Instructions for the task
Copy the material that follows word for word and omit its pictures.

Dataset content
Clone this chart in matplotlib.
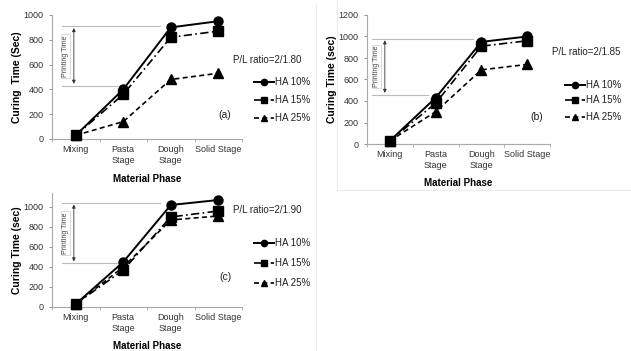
import matplotlib
matplotlib.use("Agg")
import matplotlib.pyplot as plt
from matplotlib.lines import Line2D

plt.rcParams['font.family'] = ['Liberation Sans', 'DejaVu Sans']

categories = ["Mixing", "Pasta\nStage", "Dough\nStage", "Solid Stage"]
series_names = ["HA 10%", "HA 15%", "HA 25%"]

a_ha10 = [30, 400, 900, 950]
a_ha15 = [30, 360, 820, 870]
a_ha25 = [30, 140, 480, 530]

b_ha10 = [30, 430, 950, 1000]
b_ha15 = [30, 380, 910, 960]
b_ha25 = [30, 300, 690, 740]

c_ha10 = [30, 450, 1020, 1070]
c_ha15 = [30, 370, 900, 960]
c_ha25 = [30, 400, 870, 910]

print_a = [430, 910]
print_b = [460, 980]
print_c = [440, 1040]

ratios = ["P/L ratio=2/1.80", "P/L ratio=2/1.85", "P/L ratio=2/1.90"]
tags = ["(a)", "(b)", "(c)"]
ylabels = ["Curing  Time (Sec)", "Curing Time (sec)", "Curing Time (sec)"]

W, H = 631, 351
fig = plt.figure(figsize=(W / 100, H / 100), dpi=100)
fig.patch.set_facecolor("white")

# faint panel borders
fig.add_artist(Line2D([316 / W, 316 / W], [0, 1 - 5 / H], color="#ececec", lw=0.8))
fig.add_artist(Line2D([337 / W, 337 / W], [1 - 190 / H, 1], color="#ececec", lw=0.8))
fig.add_artist(Line2D([337 / W, 1], [1 - 190 / H, 1 - 190 / H], color="#ececec", lw=0.8))

styles = [
    dict(linestyle="-", marker="o", lw=1.4, ms=6.5),
    dict(linestyle=(0, (5, 2, 1, 2)), marker="s", lw=1.2, ms=6.5),
    dict(linestyle=(0, (3, 2)), marker="^", lw=1.2, ms=6.5),
]


def px_axes(x0, x1, ytop, ybot):
    return fig.add_axes([x0 / W, 1 - ybot / H, (x1 - x0) / W, (ybot - ytop) / H])


panels = [
    dict(box=(52, 242, 15, 139), ylim=1000, yticks=range(0, 1001, 200), data=[a_ha10, a_ha15, a_ha25],
         pr=print_a, line_x=(-0.29, 1.77, 0.87), arrow_x=-0.04, text_x=-0.22,
         ratio_pos=(233, 60), tag_pos=(225, 115), leg_y=(82, 100, 118), leg_x=262,
         xlab_y=179),
    dict(box=(367, 550, 15, 144), ylim=1200, yticks=range(0, 1201, 200), data=[b_ha10, b_ha15, b_ha25],
         pr=print_b, line_x=(-0.39, 1.82, 0.83), arrow_x=-0.11, text_x=-0.30,
         ratio_pos=(552, 52), tag_pos=(537, 117), leg_y=(85, 100, 117), leg_x=573,
         xlab_y=183),
    dict(box=(52, 242, 193, 307), ylim=1140, yticks=range(0, 1001, 200), data=[c_ha10, c_ha15, c_ha25],
         pr=print_c, line_x=(-0.29, 1.77, 0.87), arrow_x=-0.04, text_x=-0.22,
         ratio_pos=(233, 210), tag_pos=(225, 277), leg_y=(243, 263, 283), leg_x=262,
         xlab_y=346),
]

x = list(range(len(categories)))
for i, p in enumerate(panels):
    ax = px_axes(*p["box"])
    for d, st in zip(p["data"], styles):
        ax.plot(x, d, color="black", linestyle=st["linestyle"], marker=st["marker"],
                lw=st["lw"], ms=st["ms"], zorder=3, clip_on=False)
    ax.set_xlim(-0.5, 3.5)
    ax.set_ylim(0, p["ylim"])
    ax.set_yticks(list(p["yticks"]))
    ax.set_xticks(x)
    ax.set_xticklabels(categories, fontsize=6.5, color="#333333", linespacing=1.3)
    ax.set_xticks([-0.5, 0.5, 1.5, 2.5, 3.5], minor=True)
    ax.tick_params(axis="x", which="minor", length=2.5, color="#aaaaaa")
    ax.tick_params(axis="y", labelsize=6.5, length=2.5, colors="#999999", labelcolor="#333333")
    ax.tick_params(axis="x", which="major", length=0, pad=4)
    for s in ["top", "right"]:
        ax.spines[s].set_visible(False)
    for s in ["left", "bottom"]:
        ax.spines[s].set_color("#aaaaaa")
        ax.spines[s].set_linewidth(0.8)
    ax.set_ylabel(ylabels[i], fontsize=7.5, fontweight="bold", labelpad=1.5)

    lo, hi = p["pr"]
    x0, xt, xb = p["line_x"]
    ax.plot([x0, xt], [hi, hi], color="#bbbbbb", lw=0.8, zorder=1)
    ax.plot([x0, xb], [lo, lo], color="#bbbbbb", lw=0.8, zorder=1)
    ax.annotate("", xy=(p["arrow_x"], hi - 15), xytext=(p["arrow_x"], lo + 15),
                arrowprops=dict(arrowstyle="<|-|>", color="#333333", lw=0.6,
                                mutation_scale=5, shrinkA=0, shrinkB=0))
    ax.text(p["text_x"], (lo + hi) / 2, "Printing Time", rotation=90, fontsize=5,
            ha="center", va="center", color="#444444",
            bbox=dict(boxstyle="square,pad=0.15", fc="white", ec="#cccccc", lw=0.5))

    fig.text(p["ratio_pos"][0] / W, 1 - p["ratio_pos"][1] / H, ratios[i],
             fontsize=7, ha="left", va="center", color="#222222")
    fig.text(p["tag_pos"][0] / W, 1 - p["tag_pos"][1] / H, tags[i],
             fontsize=7.5, ha="center", va="center", color="#222222")
    cx = (p["box"][0] + p["box"][1]) / 2
    fig.text(cx / W, 1 - p["xlab_y"] / H, "Material Phase", fontsize=7,
             fontweight="bold", ha="center", va="center")

    handles = [Line2D([0], [0], color="black", linestyle=st["linestyle"], marker=st["marker"],
                      lw=st["lw"], ms=4.5) for st in styles]
    for h, name, ly in zip(handles, series_names, p["leg_y"]):
        leg = fig.legend([h], [name], loc="center left",
                         bbox_to_anchor=(p["leg_x"] / W - 0.012, 1 - ly / H),
                         frameon=False, fontsize=7, handlelength=2.0, handletextpad=0.1,
                         borderpad=0, borderaxespad=0)
        for t in leg.get_texts():
            t.set_color("#222222")

fig.savefig("out.png", dpi=100, facecolor="white")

Written answer
Clone this chart in matplotlib.
import matplotlib
matplotlib.use("Agg")
import matplotlib.pyplot as plt
from matplotlib.lines import Line2D

plt.rcParams['font.family'] = ['Liberation Sans', 'DejaVu Sans']

categories = ["Mixing", "Pasta\nStage", "Dough\nStage", "Solid Stage"]
series_names = ["HA 10%", "HA 15%", "HA 25%"]

a_ha10 = [30, 400, 900, 950]
a_ha15 = [30, 360, 820, 870]
a_ha25 = [30, 140, 480, 530]

b_ha10 = [30, 430, 950, 1000]
b_ha15 = [30, 380, 910, 960]
b_ha25 = [30, 300, 690, 740]

c_ha10 = [30, 450, 1020, 1070]
c_ha15 = [30, 370, 900, 960]
c_ha25 = [30, 400, 870, 910]

print_a = [430, 910]
print_b = [460, 980]
print_c = [440, 1040]

ratios = ["P/L ratio=2/1.80", "P/L ratio=2/1.85", "P/L ratio=2/1.90"]
tags = ["(a)", "(b)", "(c)"]
ylabels = ["Curing  Time (Sec)", "Curing Time (sec)", "Curing Time (sec)"]

W, H = 631, 351
fig = plt.figure(figsize=(W / 100, H / 100), dpi=100)
fig.patch.set_facecolor("white")

# faint panel borders
fig.add_artist(Line2D([316 / W, 316 / W], [0, 1 - 5 / H], color="#ececec", lw=0.8))
fig.add_artist(Line2D([337 / W, 337 / W], [1 - 190 / H, 1], color="#ececec", lw=0.8))
fig.add_artist(Line2D([337 / W, 1], [1 - 190 / H, 1 - 190 / H], color="#ececec", lw=0.8))

styles = [
    dict(linestyle="-", marker="o", lw=1.4, ms=6.5),
    dict(linestyle=(0, (5, 2, 1, 2)), marker="s", lw=1.2, ms=6.5),
    dict(linestyle=(0, (3, 2)), marker="^", lw=1.2, ms=6.5),
]


def px_axes(x0, x1, ytop, ybot):
    return fig.add_axes([x0 / W, 1 - ybot / H, (x1 - x0) / W, (ybot - ytop) / H])


panels = [
    dict(box=(52, 242, 15, 139), ylim=1000, yticks=range(0, 1001, 200), data=[a_ha10, a_ha15, a_ha25],
         pr=print_a, line_x=(-0.29, 1.77, 0.87), arrow_x=-0.04, text_x=-0.22,
         ratio_pos=(233, 60), tag_pos=(225, 115), leg_y=(82, 100, 118), leg_x=262,
         xlab_y=179),
    dict(box=(367, 550, 15, 144), ylim=1200, yticks=range(0, 1201, 200), data=[b_ha10, b_ha15, b_ha25],
         pr=print_b, line_x=(-0.39, 1.82, 0.83), arrow_x=-0.11, text_x=-0.30,
         ratio_pos=(552, 52), tag_pos=(537, 117), leg_y=(85, 100, 117), leg_x=573,
         xlab_y=183),
    dict(box=(52, 242, 193, 307), ylim=1140, yticks=range(0, 1001, 200), data=[c_ha10, c_ha15, c_ha25],
         pr=print_c, line_x=(-0.29, 1.77, 0.87), arrow_x=-0.04, text_x=-0.22,
         ratio_pos=(233, 210), tag_pos=(225, 277), leg_y=(243, 263, 283), leg_x=262,
         xlab_y=346),
]

x = list(range(len(categories)))
for i, p in enumerate(panels):
    ax = px_axes(*p["box"])
    for d, st in zip(p["data"], styles):
        ax.plot(x, d, color="black", linestyle=st["linestyle"], marker=st["marker"],
                lw=st["lw"], ms=st["ms"], zorder=3, clip_on=False)
    ax.set_xlim(-0.5, 3.5)
    ax.set_ylim(0, p["ylim"])
    ax.set_yticks(list(p["yticks"]))
    ax.set_xticks(x)
    ax.set_xticklabels(categories, fontsize=6.5, color="#333333", linespacing=1.3)
    ax.set_xticks([-0.5, 0.5, 1.5, 2.5, 3.5], minor=True)
    ax.tick_params(axis="x", which="minor", length=2.5, color="#aaaaaa")
    ax.tick_params(axis="y", labelsize=6.5, length=2.5, colors="#999999", labelcolor="#333333")
    ax.tick_params(axis="x", which="major", length=0, pad=4)
    for s in ["top", "right"]:
        ax.spines[s].set_visible(False)
    for s in ["left", "bottom"]:
        ax.spines[s].set_color("#aaaaaa")
        ax.spines[s].set_linewidth(0.8)
    ax.set_ylabel(ylabels[i], fontsize=7.5, fontweight="bold", labelpad=1.5)

    lo, hi = p["pr"]
    x0, xt, xb = p["line_x"]
    ax.plot([x0, xt], [hi, hi], color="#bbbbbb", lw=0.8, zorder=1)
    ax.plot([x0, xb], [lo, lo], color="#bbbbbb", lw=0.8, zorder=1)
    ax.annotate("", xy=(p["arrow_x"], hi - 15), xytext=(p["arrow_x"], lo + 15),
                arrowprops=dict(arrowstyle="<|-|>", color="#333333", lw=0.6,
                                mutation_scale=5, shrinkA=0, shrinkB=0))
    ax.text(p["text_x"], (lo + hi) / 2, "Printing Time", rotation=90, fontsize=5,
            ha="center", va="center", color="#444444",
            bbox=dict(boxstyle="square,pad=0.15", fc="white", ec="#cccccc", lw=0.5))

    fig.text(p["ratio_pos"][0] / W, 1 - p["ratio_pos"][1] / H, ratios[i],
             fontsize=7, ha="left", va="center", color="#222222")
    fig.text(p["tag_pos"][0] / W, 1 - p["tag_pos"][1] / H, tags[i],
             fontsize=7.5, ha="center", va="center", color="#222222")
    cx = (p["box"][0] + p["box"][1]) / 2
    fig.text(cx / W, 1 - p["xlab_y"] / H, "Material Phase", fontsize=7,
             fontweight="bold", ha="center", va="center")

    handles = [Line2D([0], [0], color="black", linestyle=st["linestyle"], marker=st["marker"],
                      lw=st["lw"], ms=4.5) for st in styles]
    for h, name, ly in zip(handles, series_names, p["leg_y"]):
        leg = fig.legend([h], [name], loc="center left",
                         bbox_to_anchor=(p["leg_x"] / W - 0.012, 1 - ly / H),
                         frameon=False, fontsize=7, handlelength=2.0, handletextpad=0.1,
                         borderpad=0, borderaxespad=0)
        for t in leg.get_texts():
            t.set_color("#222222")

fig.savefig("out.png", dpi=100, facecolor="white")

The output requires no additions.